I'm saying it isn't easier. It's roughly the same in amount of work to put together all the connection to get the licenses, notoriety, certifications and the sort to be published. BUT the costs in development have gone up immensely. Indie's are in a bigger ditch now a days if they want to break away from toybox cheap games.
it's kinda like the movie industry. Today you see more indie films getting released via some big time studio's indie branch. But the cost of making the film sky rockets in doing so as well. The Quality in indie films thusly goes up, but the Quantity dribbles down to nothing unless you go into the underground where it is more of an art of passion then a labor of art. And when I say quantity I mean the over all quantity goes down... you just see more in the theatres because they were released by said large big time studios. Gone is the day of the Silver Screen where I would go and watch a new indie project that popped up at least once a week. Compared to the live dramatic scene, I can go catch a new play any day of the month... yet I see two or three film festivals in my area a year.
Same kinda fits into the game world. Long gone is the handful of game devs hiding in their closet pumping out big games. They are left to Flash and other online distributable markets (XBLA and Steam excluded due to their near corporate standards).

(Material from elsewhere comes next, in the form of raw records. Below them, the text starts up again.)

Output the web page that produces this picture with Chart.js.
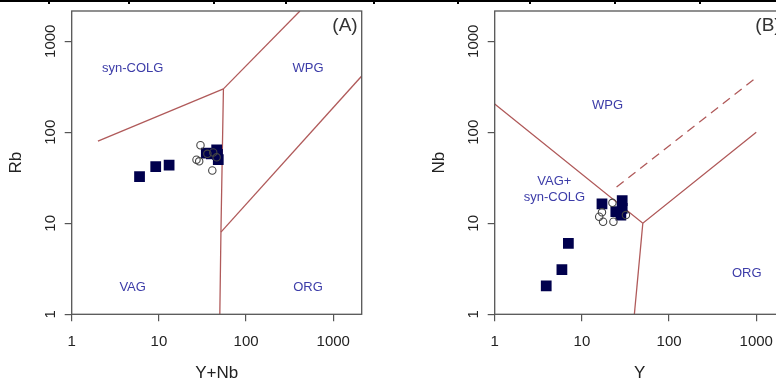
<!DOCTYPE html>
<html lang="en">
<head>
  <meta charset="UTF-8" />
  <title>Rb vs Y+Nb and Nb vs Y discrimination diagrams</title>
  <script src="https://cdn.jsdelivr.net/npm/chart.js"></script>
  <style>
    html, body { margin: 0; padding: 0; background: #fff; width: 776px; height: 385px; overflow: hidden; }
    .panel { position: absolute; top: 0; width: 380px; height: 385px; }
    .rule { position: absolute; top: 0; left: 0; width: 776px; height: 2px; background: #000; }
    .rule i { position: absolute; top: 0; width: 2px; height: 4px; background: #000; }
  </style>
</head>
<body>
  <div class="rule">
    <i style="left:48px"></i><i style="left:128px"></i><i style="left:213px"></i>
    <i style="left:285px"></i><i style="left:373px"></i><i style="left:457px"></i>
    <i style="left:529px"></i><i style="left:614px"></i><i style="left:699px"></i>
  </div>
  <div class="panel" style="left:0px"><canvas id="chartA" width="380" height="385"></canvas></div>
  <div class="panel" style="left:423px"><canvas id="chartB" width="380" height="385"></canvas></div>

  <script>
    // axis ticks shared by both diagrams
    const tickValues = [1, 10, 100, 1000];
    const tickLabels = ['1', '10', '100', '1000'];

    // (A) Rb vs Y+Nb
    const aSquaresX = [6, 9.2, 13.1, 35, 40, 46, 47, 48];
    const aSquaresY = [32.5, 42, 43.5, 59, 58, 64, 57, 50];
    const aCirclesX = [27, 29, 30, 41, 46, 36, 42];
    const aCirclesY = [50, 48, 72, 38, 53, 58, 60];
    const aSynColVag = [[2, 80], [55, 300]];
    const aSynColWpg = [[55, 300], [415, 2150]];
    const aVagSplit = [[55, 300], [51.5, 8], [50, 1]];
    const aWpgOrg = [[51.5, 8], [2120, 415]];
    const aFields = [
      { text: 'syn-COLG', x: 5, y: 497 },
      { text: 'WPG', x: 513, y: 497 },
      { text: 'VAG', x: 5, y: 1.95 },
      { text: 'ORG', x: 513, y: 1.95 }
    ];

    // (B) Nb vs Y
    const bSquaresX = [3.9, 5.9, 7, 17, 29, 24.5, 28, 29];
    const bSquaresY = [2.05, 3.1, 6, 16.3, 17.7, 13.4, 12.3, 14.6];
    const bCirclesX = [22.4, 17, 15.8, 17.5, 23, 32];
    const bCirclesY = [16.8, 13.2, 11.8, 10.4, 10.4, 12.3];
    const bWpgBoundary = [[1, 205], [50, 10], [1000, 100]];
    const bVagOrg = [[50, 10], [40, 1]];
    const bDashed = [[25, 25], [1000, 400]];
    const bFields = [
      { text: 'WPG', x: 19.7, y: 196 },
      { text: 'VAG+', x: 4.84, y: 28.6 },
      { text: 'syn-COLG', x: 4.84, y: 19.3 },
      { text: 'ORG', x: 779, y: 2.82 }
    ];

    const FONT = '"Liberation Sans", Arial, sans-serif';
    Chart.defaults.font.family = FONT;

    const toPts = (xs, ys) => xs.map((x, i) => ({ x, y: ys[i] }));
    const seg = pts => pts.map(p => ({ x: p[0], y: p[1] }));

    function boundary(pts, dashed) {
      return {
        data: seg(pts), showLine: true, pointRadius: 0, fill: false,
        borderColor: '#b05a5a', borderWidth: 1.3, borderDash: dashed ? [9, 6] : []
      };
    }

    const framePlugin = {
      id: 'frame',
      afterDatasetsDraw(chart, args, opts) {
        const { ctx, chartArea: a, scales: { x, y } } = chart;
        ctx.save();
        ctx.strokeStyle = '#555';
        ctx.lineWidth = 1.3;
        ctx.strokeRect(a.left, a.top, a.right - a.left, a.bottom - a.top);
        ctx.fillStyle = '#3c3ca8';
        ctx.font = '13px ' + FONT;
        ctx.textAlign = 'center';
        ctx.textBaseline = 'middle';
        opts.fields.forEach(f => ctx.fillText(f.text, x.getPixelForValue(f.x), y.getPixelForValue(f.y)));
        ctx.fillStyle = '#333';
        ctx.font = '19px ' + FONT;
        ctx.textAlign = 'right';
        ctx.fillText(opts.tag, a.right - 4, a.top + 15);
        ctx.restore();
      }
    };

    function makeChart(id, squares, circles, lines, xTitle, yTitle, tag, fields) {
      const axisBase = {
        type: 'logarithmic',
        min: 1,
        afterBuildTicks: s => { s.ticks = tickValues.map(v => ({ value: v })); },
        grid: { drawOnChartArea: false, tickLength: 7, color: '#555', lineWidth: 1.2 },
        border: { display: false }
      };
      return new Chart(document.getElementById(id), {
        type: 'scatter',
        data: {
          datasets: [
            {
              data: circles, pointStyle: 'circle', pointRadius: 3.7,
              backgroundColor: 'rgba(0,0,0,0)', borderColor: '#444', borderWidth: 1.1
            },
            {
              data: squares, pointStyle: 'rect', pointRadius: 7.6,
              backgroundColor: '#00004d', borderColor: '#00004d', borderWidth: 0
            },
            ...lines
          ]
        },
        options: {
          responsive: false,
          animation: false,
          layout: { padding: { top: 11, right: 18.3, bottom: 0, left: 0 } },
          plugins: { legend: { display: false }, tooltip: { enabled: false }, frame: { fields, tag } },
          scales: {
            x: {
              ...axisBase,
              max: 2120,
              afterFit: s => { s.height = 70.7; },
              ticks: {
                callback: (v, i) => tickLabels[i], autoSkip: false, maxRotation: 0,
                font: { size: 15 }, color: '#222', padding: 12
              },
              title: { display: true, text: xTitle, font: { size: 17 }, color: '#222', padding: { top: 0, bottom: 1.5 } }
            },
            y: {
              ...axisBase,
              max: 2150,
              afterFit: s => { s.width = 71.7; },
              ticks: {
                callback: (v, i) => tickLabels[i], autoSkip: false, minRotation: 90, maxRotation: 90,
                crossAlign: 'center', font: { size: 15 }, color: '#222', padding: -2.5
              },
              title: { display: true, text: yTitle, font: { size: 17 }, color: '#222', padding: { top: 6.5, bottom: 0 } }
            }
          }
        },
        plugins: [framePlugin]
      });
    }

    makeChart('chartA',
      toPts(aSquaresX, aSquaresY), toPts(aCirclesX, aCirclesY),
      [boundary(aSynColVag), boundary(aSynColWpg), boundary(aVagSplit), boundary(aWpgOrg)],
      'Y+Nb', 'Rb', '(A)', aFields);

    makeChart('chartB',
      toPts(bSquaresX, bSquaresY), toPts(bCirclesX, bCirclesY),
      [boundary(bWpgBoundary), boundary(bVagOrg), boundary(bDashed, true)],
      'Y', 'Nb', '(B)', bFields);
  </script>
</body>
</html>
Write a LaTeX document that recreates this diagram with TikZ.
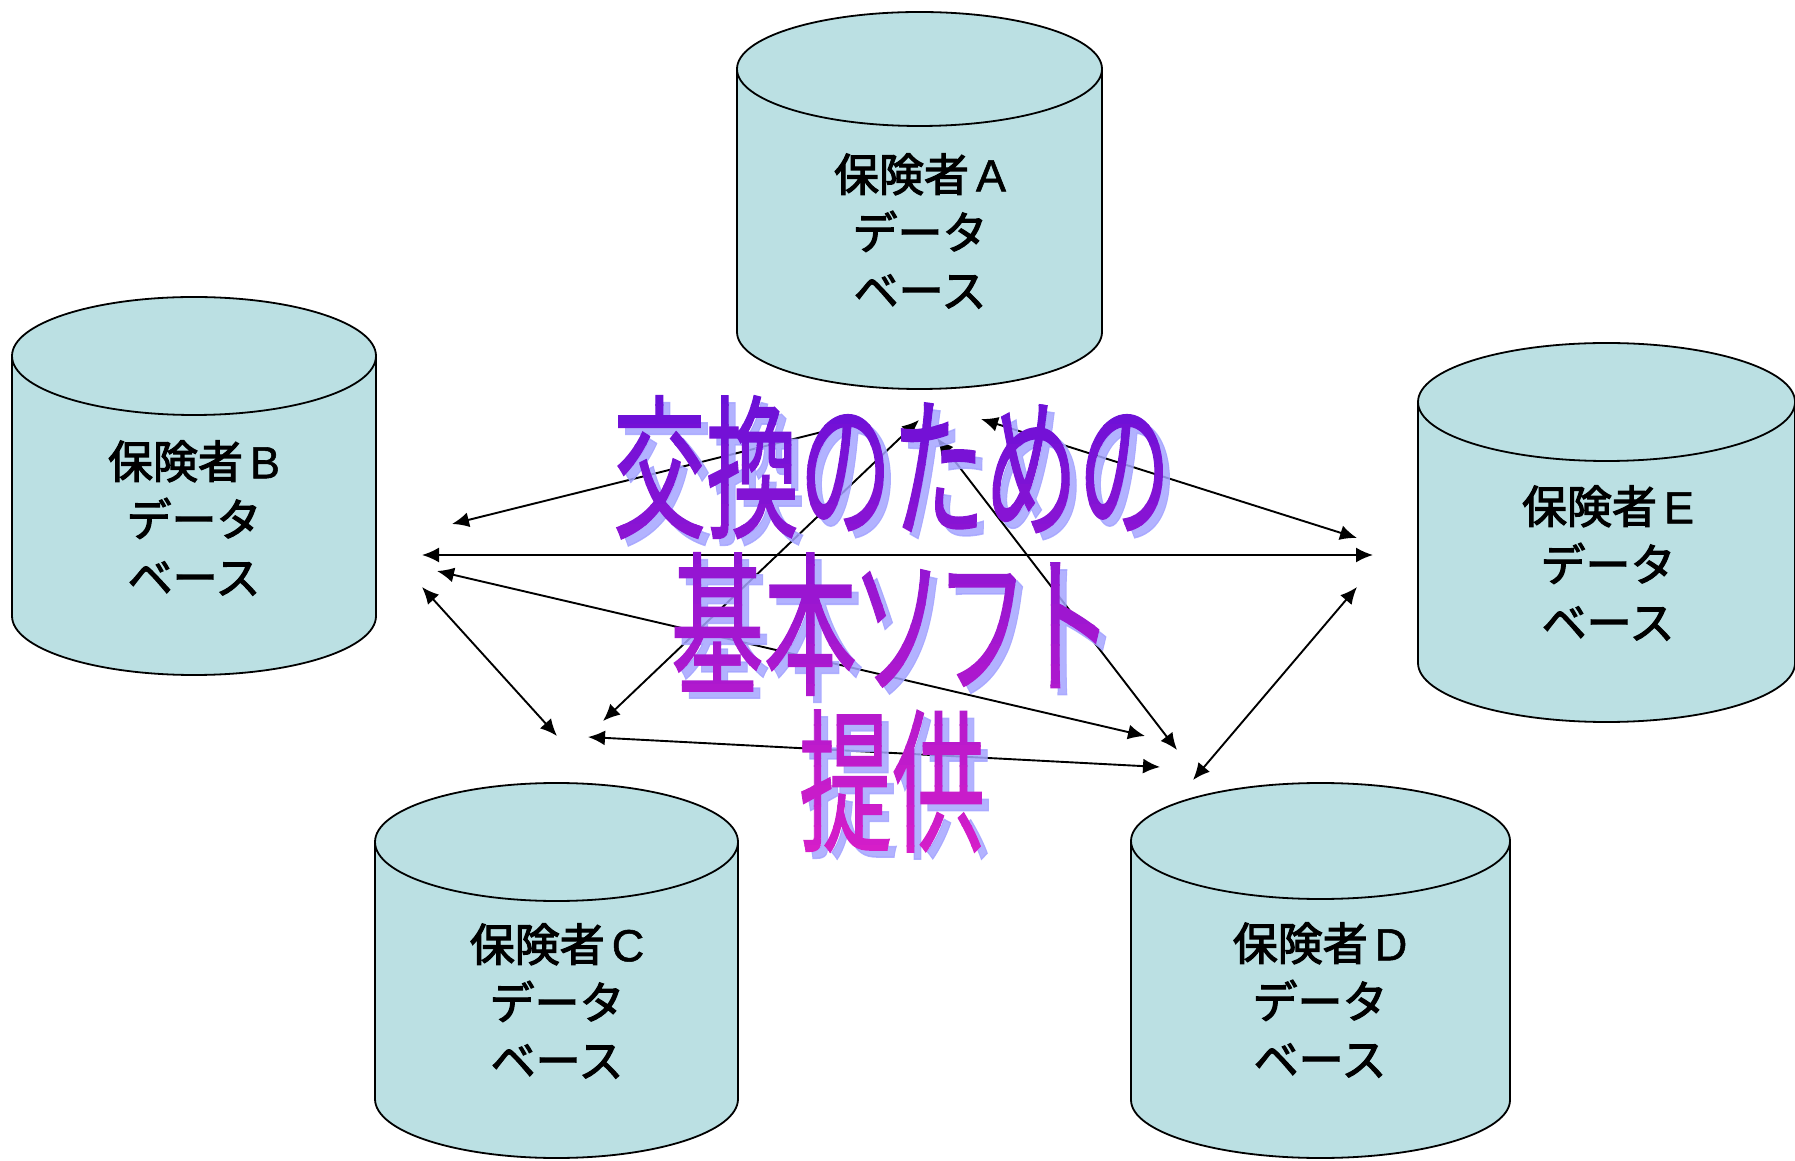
\documentclass[tikz,border=0pt]{standalone}
\usepackage{fontspec}
\newfontfamily\jpfont{Noto Sans CJK JP}[FakeBold=2.5]
\newfontfamily\jpwafont{Noto Sans CJK JP}[FakeBold=1]
\newfontfamily\latinfont{Liberation Sans}[FakeBold=1.2]
\usetikzlibrary{arrows.meta}
\definecolor{cylfill}{RGB}{187,224,227}
\definecolor{washadow}{RGB}{164,164,255}
\definecolor{watop}{RGB}{106,16,216}
\definecolor{wabot}{RGB}{214,30,200}
\tikzset{
  cyl/.style={fill=cylfill, draw=black, line width=1.8pt, line join=round},
  cylrim/.style={draw=black, line width=1.8pt},
  dblabel/.style={font=\jpfont\fontsize{45}{58}\selectfont, align=center, text=black, inner sep=0pt},
  link/.style={{Latex[length=17pt,width=15pt]}-{Latex[length=17pt,width=15pt]}, line width=1.9pt},
  wafont/.style={font=\jpwafont\fontsize{155}{157}\selectfont, align=center, inner sep=0pt, xscale=0.6},
}
\newcommand{\dbcyl}[5]{%
  \path[cyl] ({#1-#2},#4) -- ({#1-#2},#5)
    arc[start angle=180,end angle=360,x radius=#2,y radius=#3]
    -- ({#1+#2},#4)
    arc[start angle=0,end angle=180,x radius=#2,y radius=#3] -- cycle;
  \draw[cylrim] ({#1-#2},#4) arc[start angle=180,end angle=360,x radius=#2,y radius=#3];}
\newcommand{\watext}{交換のための\\基本\kern-10pt ソ\kern-14pt フ\kern-14pt ト\\提供}
\newcommand{\dbtext}[1]{保険者\kern7pt{\latinfont #1}\\データ\\ベース}
\begin{document}
\begin{tikzpicture}[x=1pt,y=1pt]
\useasboundingbox (0,0) rectangle (1795,1160);
% database cylinders
\dbcyl{919.5}{182.5}{57}{1091}{828}
\dbcyl{194}{182}{59}{804}{544}
\dbcyl{1606.5}{188.5}{59}{758}{497}
\dbcyl{556.5}{181.5}{59}{318}{61}
\dbcyl{1320.5}{189.5}{58}{319}{60}
% labels
\node[dblabel] (A) at (920,929) {\dbtext{A}};
\node[dblabel] (B) at (194,642) {\dbtext{B}};
\node[dblabel] (E) at (1608,597) {\dbtext{E}};
\node[dblabel] (C) at (557,159) {\dbtext{C}};
\node[dblabel] (D) at (1320,160) {\dbtext{D}};
% connector end points
\coordinate (ab1) at (858,737); \coordinate (ab2) at (452,636);
\coordinate (be1) at (422,605); \coordinate (be2) at (1373,605);
\coordinate (bd1) at (437,589); \coordinate (bd2) at (1145,424);
\coordinate (bc1) at (422,573); \coordinate (bc2) at (557,424);
\coordinate (ca1) at (603,439); \coordinate (ca2) at (919,740);
\coordinate (cd1) at (588,423); \coordinate (cd2) at (1160,393);
\coordinate (ad1) at (937,722); \coordinate (ad2) at (1177,410);
\coordinate (ae1) at (981,741); \coordinate (ae2) at (1357,622);
\coordinate (ed1) at (1357,573); \coordinate (ed2) at (1193,380);
\draw[link] (ab1) -- (ab2);
\draw[link] (be1) -- (be2);
\draw[link] (bd1) -- (bd2);
\draw[link] (bc1) -- (bc2);
\draw[link] (ca1) -- (ca2);
\draw[link] (cd1) -- (cd2);
\draw[link] (ad1) -- (ad2);
\draw[link] (ae1) -- (ae2);
\draw[link] (ed1) -- (ed2);
% word art: shadow then gradient text
\node[wafont, text=washadow, text opacity=0.85] (wash) at (899,529) {\watext};
\foreach \i in {0,...,23}{
  \pgfmathtruncatemacro\pct{100-\i*100/23}
  \begin{scope}
    \clip (550,{775-20*\i}) rectangle (1250,{775-20*\i-21});
    \node[wafont, text=watop!\pct!wabot] (wa\i) at (892,536) {\watext};
  \end{scope}
}
\end{tikzpicture}
\end{document}
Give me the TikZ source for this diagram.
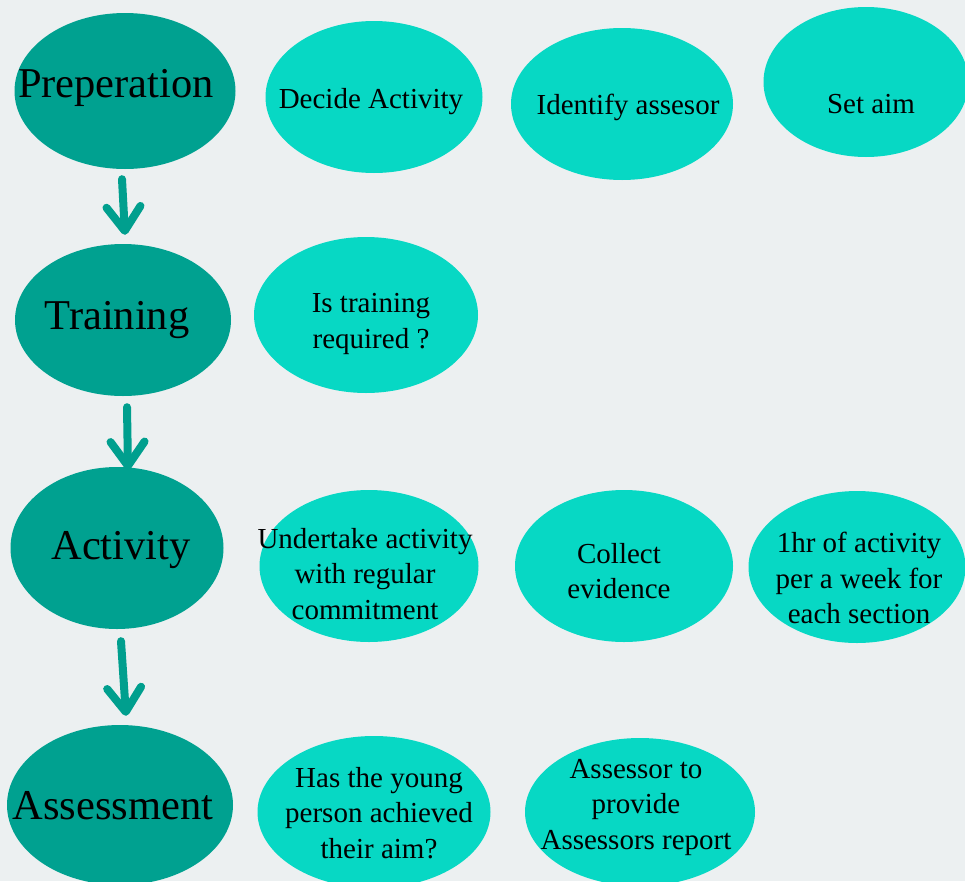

It's never been easy to get mass distribution in stores. But now with increased costs, and high bars to leap over the indie developer is left doing it as an art of passion. (this is not a reference to the technologies at all... it is not that complicated to make a game if you know what the hell you are doing).
[edit]
some minor proof:
check out the SNES and Genesis and the MASS amounts of indie crap games that were spewed all over those machines like those stupid bible games and the sort. Then compare to the number of indie crap games released for the PS2 or XBOX and XBOX360. Nothing alike.
Higher expectations from a gamer means higher demands on the developer. Now I'm not saying we shouldn't have better games... we most definitely should. But come on now, my sarcastic remark about a trivial extension of games like "Making of Features" is just going the wrong direction. My point is why add this trite BS to a game when we could demand much more from the developers like a new freaking game that isn't some rehashed MMO or FPS.